原油下落は米国にとって好機

チャールズ・クラウトハマー米コラムニスト チャールズ・クラウトハマー

社会保障税の削減を

環境にもいいガソリン増税

 【ワシントン】私は32年間、原油への課税の強化を主張してきた。今回も望みはほとんどないがドン・キホーテのごとく、やりで巨人に挑んでみたい。

 ガソリン税増税の提唱を検討できるのは、原油価格が安値で安定しているときしかない。6年前にガソリン増税を提唱した時は、原油は1バレル40㌦だった。110㌦まで再び高騰し、現在は48㌦ほどだ。それとともにガソリン価格はこの3カ月間に1㌦以上下落し、現在は1ガロン(約3・7㍑)約2・20㌦だ。

 その結果、議会では、インフラ整備のために連邦税を10~20㌣ほど引き上げるべきだという主張も聞かれるようになった。考え方は正しいが、政策としては間違っている。上げ幅は10㌣ではなく、1㌦であるべきだ。そこから得た資金は政府が使うべきではないし、政府に委ねるべきでもない。社会保障税を削減することですべて、直ちに消費者に還元すべきだ。

 平均的米国人は週に約12ガロンのガソリンを購入する。従って、増税すれば連邦政府の税収は12㌦増えることになる。そのため増税と同時に政府は、連邦保険拠出法(FICA)による税金を1週間当たり12㌦削減すべきだ。これで平均的なドライバーが損をすることはない。FICA税が週に12㌦減り、その分はガソリンなど好きなものに使える。走行距離を減らせば、その分は自分のポケットに入る。失業者なら、失業保険が12㌦増え、高齢者なら社会保障給付金が増える。

 1㌦のガソリン税増税のポイントは、年間3兆㌦を荒稼ぎする政府を喜ばせることではない。目指すのはただ、意欲を変えることにある。社会保障税という仕事への意欲をそぐものを減らし、ガソリン消費への意欲をそぐことにある。

 これでウィン・ウィンだ。雇用に対する課税は、雇用の創出を阻害する。それを減らせば、成長を促進するだけでなく、格差の是正にもつながる。FICA税には逆進性があり、富裕層よりも、中流層、労働者階級への影響が大きい。

 原油に関しては、米国は依然として、世界最大の消費国だ。世界で産出される原油の20%以上を消費している。これは、世界第2の消費国である中国のほぼ2倍に当たる。

 ガソリン税が1㌦引き上げられれば、二つの点で原油の消費を抑制することになる。短期的には、車の使用が減り、長期的には、車の買い方が変わるからだ。ガソリン価格が下がるたびに、ガソリン食いのランドヨットが戻ってくる。ガソリン税が上がれば、燃費のいい車の需要が増える。

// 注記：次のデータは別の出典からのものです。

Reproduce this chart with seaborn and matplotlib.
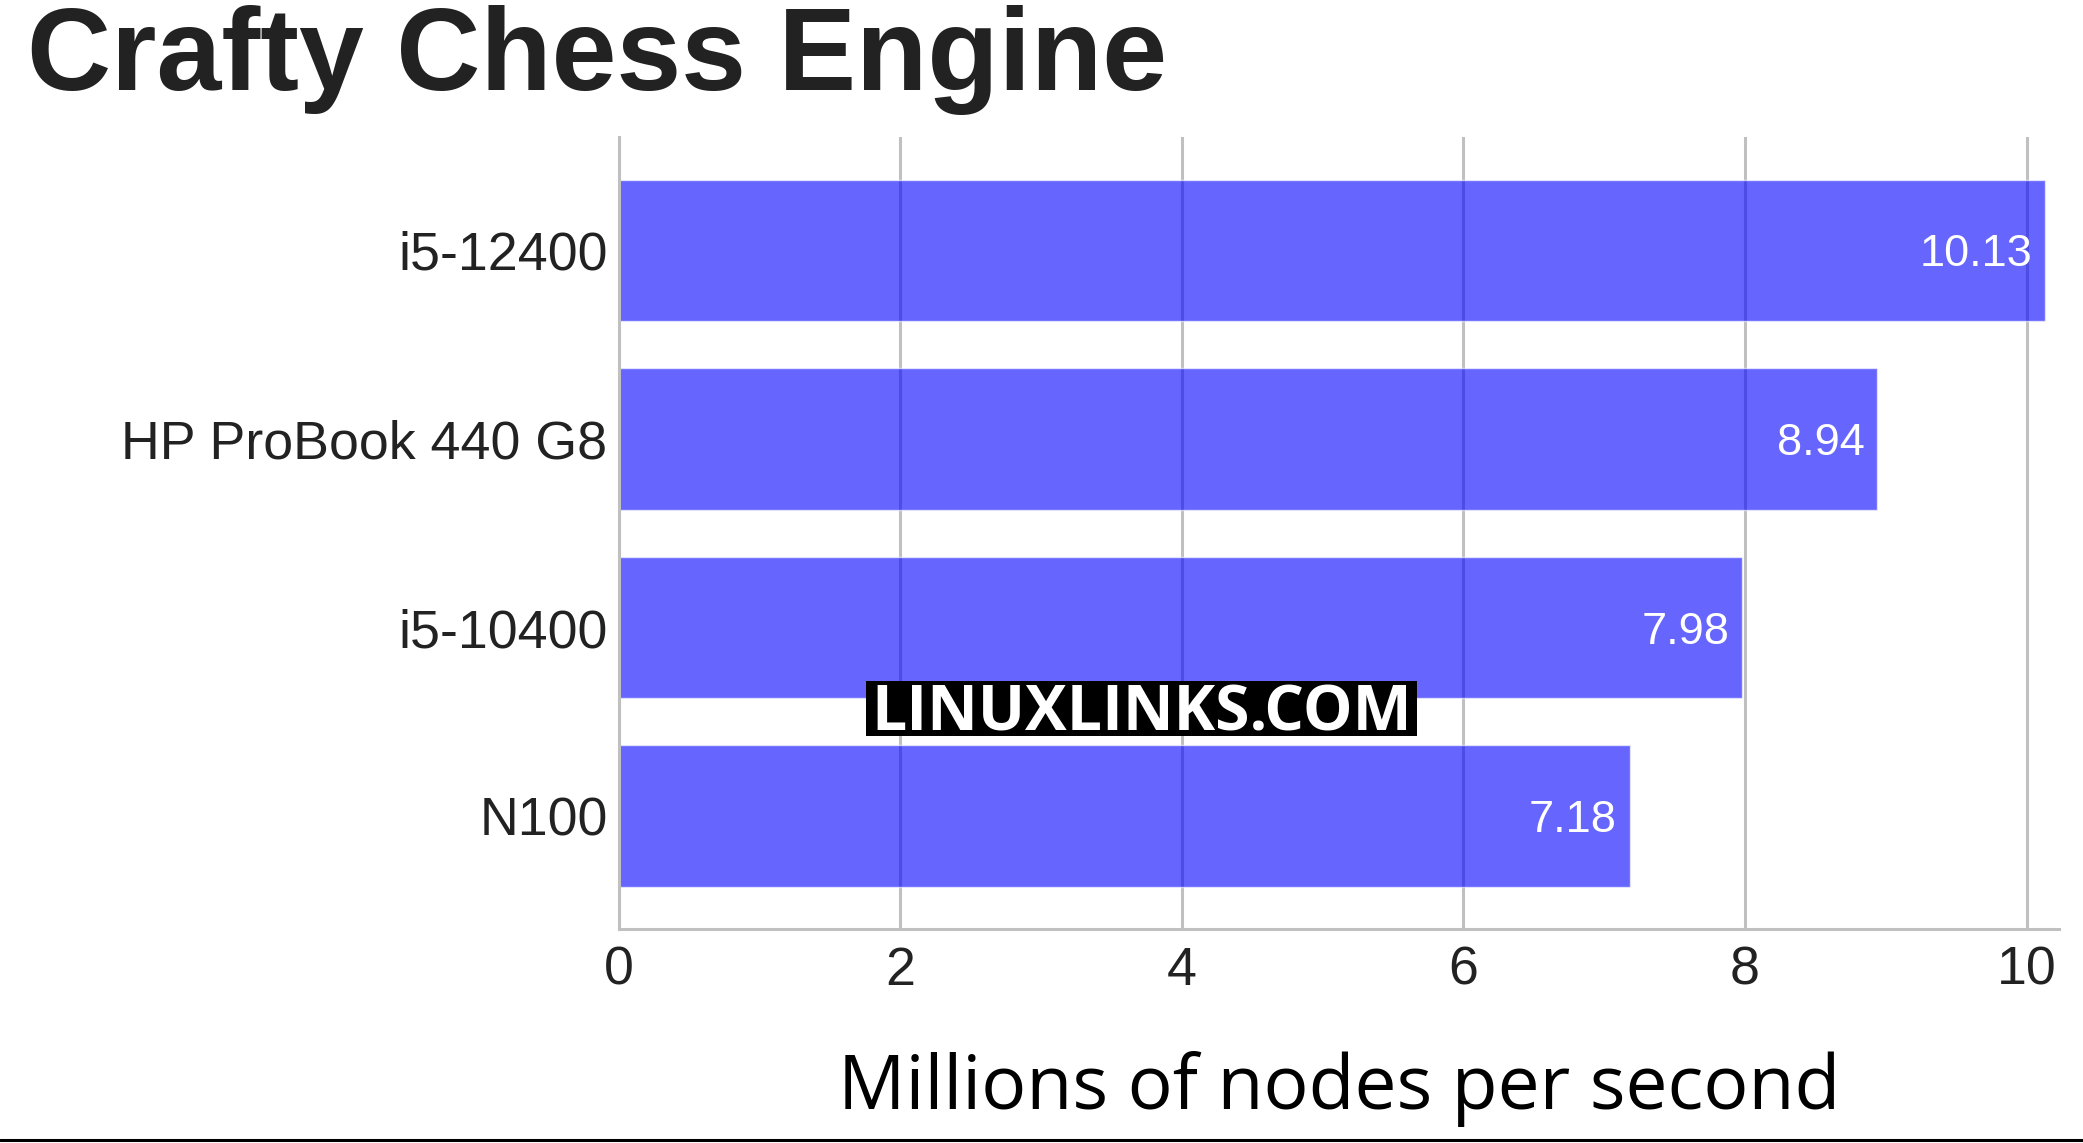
import matplotlib
matplotlib.use("Agg")
import matplotlib.pyplot as plt
import seaborn as sns
import pandas as pd
from matplotlib.lines import Line2D
from matplotlib.patches import Rectangle

# 数据
systems = ["i5-12400", "HP ProBook 440 G8", "i5-10400", "N100"]
mnps = [10.13, 8.94, 7.98, 7.18]
xticks = [0, 2, 4, 6, 8, 10]

df = pd.DataFrame({"system": systems, "mnps": mnps})

sns.set_theme(style="whitegrid")
plt.rcParams['font.family'] = ['Liberation Sans', 'DejaVu Sans']

fig = plt.figure(figsize=(20.83, 11.43), dpi=100)
ax = fig.add_axes([0.297, 0.187, 0.6915, 0.693])

sns.barplot(data=df, x="mnps", y="system", orient="h", color=(0, 0, 1),
            alpha=0.6, width=0.75, saturation=1, ax=ax)

ax.set_xlim(0, 10.23)
ax.set_ylim(3.6, -0.6)
ax.set_xticks(xticks)
ax.set_axisbelow(True)
ax.grid(axis="x", color="#c0c0c0", linewidth=2.2)
ax.grid(axis="y", visible=False)

for s in ["top", "right"]:
    ax.spines[s].set_visible(False)
for s in ["left", "bottom"]:
    ax.spines[s].set_color("#c0c0c0")
    ax.spines[s].set_linewidth(2.2)

ax.tick_params(axis="both", length=0, labelsize=38.7, labelcolor="#222222")
ax.tick_params(axis="y", pad=8)
ax.tick_params(axis="x", pad=12)
ax.set_ylabel("")
ax.set_xlabel("Millions of nodes per second", fontsize=54, family="Open Sans",
              color="black", labelpad=40)

# 数值标签
for i, v in enumerate(mnps):
    ax.text(v - 0.09, i, f"{v:.2f}", color="white", fontsize=32.5,
            ha="right", va="center_baseline")

fig.text(0.013, 0.921, "Crafty Chess Engine", fontsize=84, fontweight="bold",
         color="#222222", ha="left", va="baseline")

# 水印
base_y = 0.3605
wm = fig.text(0.548, base_y, "LINUXLINKS.COM", fontsize=45, fontweight="bold",
              family="Open Sans", color="white", ha="center", va="baseline",
              zorder=5)
fig.canvas.draw()
bb = wm.get_window_extent()
W, H = fig.bbox.width, fig.bbox.height
pad = 5
cap = 45
fig.add_artist(Rectangle(((bb.x0 - pad) / W, (base_y * H - pad) / H),
                         (bb.width + 2 * pad) / W, (cap + 2 * pad) / H,
                         transform=fig.transFigure, facecolor="black",
                         edgecolor="none", zorder=4))

fig.add_artist(Line2D([0, 1], [0.003, 0.003], transform=fig.transFigure,
                      color="black", linewidth=2.2))

fig.savefig("out.png", dpi=100, facecolor="white")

消費が縮小すると、生産の急増に歯止めがかかり、原油価格を押し下げる大きな力になる。

 税金は、燃費を改善する最善の方法だ。現在は、自動車メーカーに課せられる「企業平均燃費(CAFE)」という厳格な規制を通じて行われている。この恣意的で官僚的な「十把ひとからげの」平均燃費規制のせいで、大量の車が売れなくなっている。

 これはばかげている。ガソリン価格を高く設定しさえすれば、原油価格が上がった時のように、自然に燃費のいい車を選ぶようになる。高い原油価格よりも税金がいいのは、やはり燃費改善への意欲が高まることにあるが、集められた追加の税金は、そのまま米国経済に注がれ、ロシア、ベネズエラ、イランなど腐敗国家に送られることはない。税収中立のFICA割り戻しで米市民に渡ることになる。

 これは地政学的政変ともいうべきものだ。原油価格下落は、原油に依存するならず者らの力を奪うには最も効果的で効率のいい方法だ。

 そればかりか、燃費が向上すれば大気汚染は改善し、温室効果ガスも減る。長く続いた汚染源が減ることは、わずかであっても、いいことであることは間違いない。地球温暖化に否定的な人々にとっても、このような安全な方法で二酸化炭素排出を確実に削減できるのならば、歓迎しない理由はない。

 想定外で、予想もしていなかった原油価格の急落が、米国にとってこの幸運を守り続けるまたとない機会となる。簡単で、税収中立な方法で、原油価格急落に浮かれた後に必ず訪れる原油価格の高騰を防ぐことができるなど願ってもないことだ。

 1980年代以降、少なくとも3回チャンスがあったが、これらすべてを逃してきた。フランスのジャン・フランソワポンセ元外相は四半世紀前に言った。「1ガロン50㌣のガソリン税引き上げで手直しすることができるなら、国家が大きな問題を抱えていると真剣に考えることは難しい」。今なら、これは90㌣に相当する。今度はこのチャンスを逃さないようにしたい。